In New Zealand, the Civil Aviation Authority (CAA) is working with companies such as Kitty Hawk to define a set of certification standards that are more tailored toward eVTOL aircraft, and autonomously operated, fixed-wing aircraft as well. Zephyr Aero, the operator of Cora, has announced that their partnership with Air New Zealand to provide commercial air taxi services.
What it all of this means for UAM Certification:
The approach that EASA is adopting for UAM certification is fundamentally different than some other regulatory bodies, including the FAA. While CFR Part 23 should not require significant restructuring to allow for the certification of eVTOL’s, EASA is indicating with the issuance of their special conditions that a more tailed approach to certification may be more advantageous, despite the additional effort required to stand up this regulatory framework.

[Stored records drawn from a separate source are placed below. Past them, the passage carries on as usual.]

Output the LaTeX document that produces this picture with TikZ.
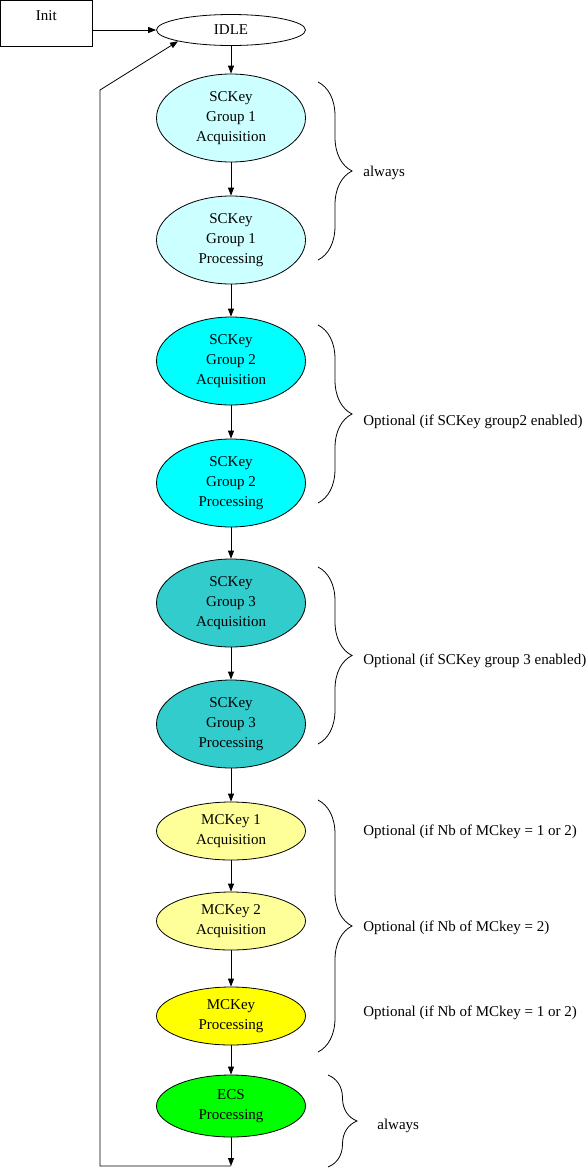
\documentclass[tikz,border=0pt]{standalone}
\usepackage{fontspec}
\setmainfont{Liberation Serif}
\usetikzlibrary{shapes.geometric,arrows.meta,decorations.pathreplacing}
\definecolor{gone}{HTML}{CCFFFF}
\definecolor{gtwo}{HTML}{00FFFF}
\definecolor{gthree}{HTML}{33CCCC}
\definecolor{mcl}{HTML}{FFFF99}
\definecolor{mcy}{HTML}{FFFF00}
\definecolor{ecsg}{HTML}{00FF00}
\begin{document}
\begin{tikzpicture}[x=1pt, y=-1pt, line width=0.8pt,
  font=\fontsize{15}{20}\selectfont, >={Triangle[length=8pt,width=6pt]},
  state/.style={ellipse, draw, align=center, inner sep=0pt, minimum width=149pt},
  big/.style={state, minimum height=88pt},
  small/.style={state, minimum height=58pt},
  brc/.style={decorate, decoration={brace, amplitude=34pt}},
  note/.style={anchor=west, inner sep=0pt}]
\useasboundingbox (0,0) rectangle (587,1168);
\node (init) [draw, anchor=north west, minimum width=92pt, inner sep=0pt,
  text height=20pt, text depth=26pt] at (0,0) {Init};
\node (idle) [state, minimum height=31pt] at (231,30) {IDLE};
\node (sca1) [big, fill=gone] at (231,118) {SCKey\\Group 1\\Acquisition};
\node (scp1) [big, fill=gone] at (231,240) {SCKey\\Group 1\\Processing};
\node (sca2) [big, fill=gtwo] at (231,361) {SCKey\\Group 2\\Acquisition};
\node (scp2) [big, fill=gtwo] at (231,483) {SCKey\\Group 2\\Processing};
\node (sca3) [big, fill=gthree] at (231,603) {SCKey\\Group 3\\Acquisition};
\node (scp3) [big, fill=gthree] at (231,724) {SCKey\\Group 3\\Processing};
\node (mca1) [small, fill=mcl] at (231,831) {MCKey 1\\Acquisition};
\node (mca2) [small, fill=mcl] at (231,921) {MCKey 2\\Acquisition};
\node (mcp) [small, fill=mcy] at (231,1016) {MCKey\\Processing};
\node (ecs) [small, fill=ecsg, minimum height=62pt] at (231,1106) {ECS\\Processing};
\coordinate (bot) at (231,1166);
\coordinate (lp) at (100,90);
\draw[->] (init.east |- idle) -- (idle.west);
\draw[->] (idle) -- (sca1);
\draw[->] (sca1) -- (scp1);
\draw[->] (scp1) -- (sca2);
\draw[->] (sca2) -- (scp2);
\draw[->] (scp2) -- (sca3);
\draw[->] (sca3) -- (scp3);
\draw[->] (scp3) -- (mca1);
\draw[->] (mca1) -- (mca2);
\draw[->] (mca2) -- (mcp);
\draw[->] (mcp) -- (ecs);
\draw[->] (ecs) -- (bot);
\draw[->] (bot) -| (lp) -- (idle.south west);
\draw[brc] (318,82) -- (318,260);
\draw[brc] (318,325) -- (318,503);
\draw[brc] (318,567) -- (318,744);
\draw[brc] (318,800) -- (318,1052);
\draw[brc, decoration={amplitude=29pt}] (328,1075) -- (328,1167);
\node (n1) [note] at (363,173) {always};
\node (n2) [note] at (363,422) {Optional (if SCKey group2 enabled)};
\node (n3) [note] at (363,661) {Optional (if SCKey group 3 enabled)};
\node (n4) [note] at (363,832) {Optional (if Nb of MCkey = 1 or 2)};
\node (n5) [note] at (363,928) {Optional (if Nb of MCkey = 2)};
\node (n6) [note] at (363,1013) {Optional (if Nb of MCkey = 1 or 2)};
\node (n7) [note] at (377,1126) {always};
\end{tikzpicture}
\end{document}
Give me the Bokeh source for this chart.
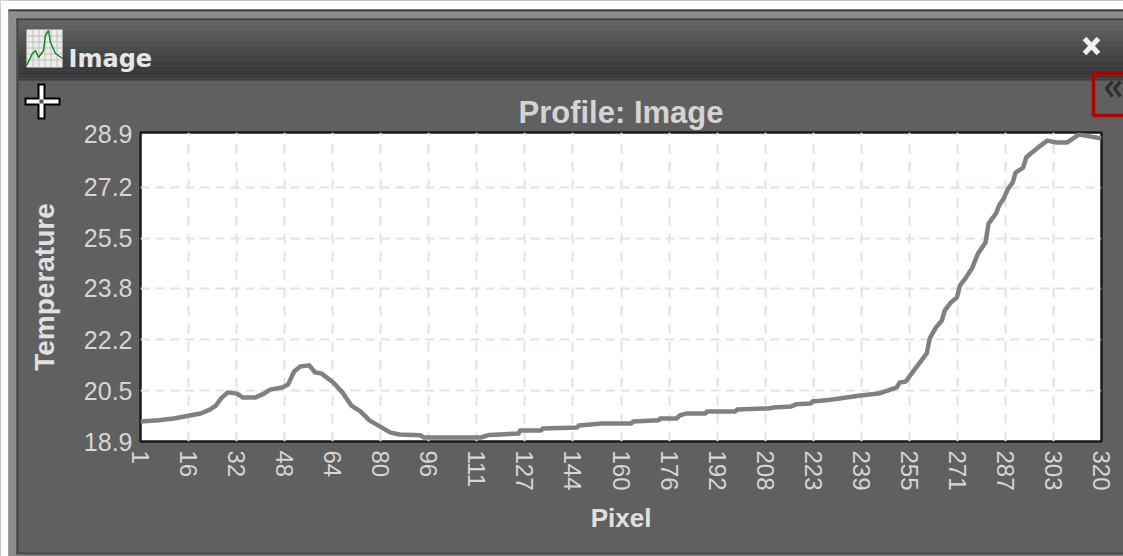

The FAA’s overhaul to 14 CFR Part 23 in 2017 was a dynamic approach to a certification process that is rigid. Part 23 included provisions for future innovation, as stated by the FAA, and provides flexibility and harmonization provisions to ease burdensome, duplicated certification requirements.
Other approaches, such as the CAA working directly with OEM’s and the CAAC’s pilot program in China are in their infancy, but represent the framework for collaboration and cooperation for the certification of UAM in the future.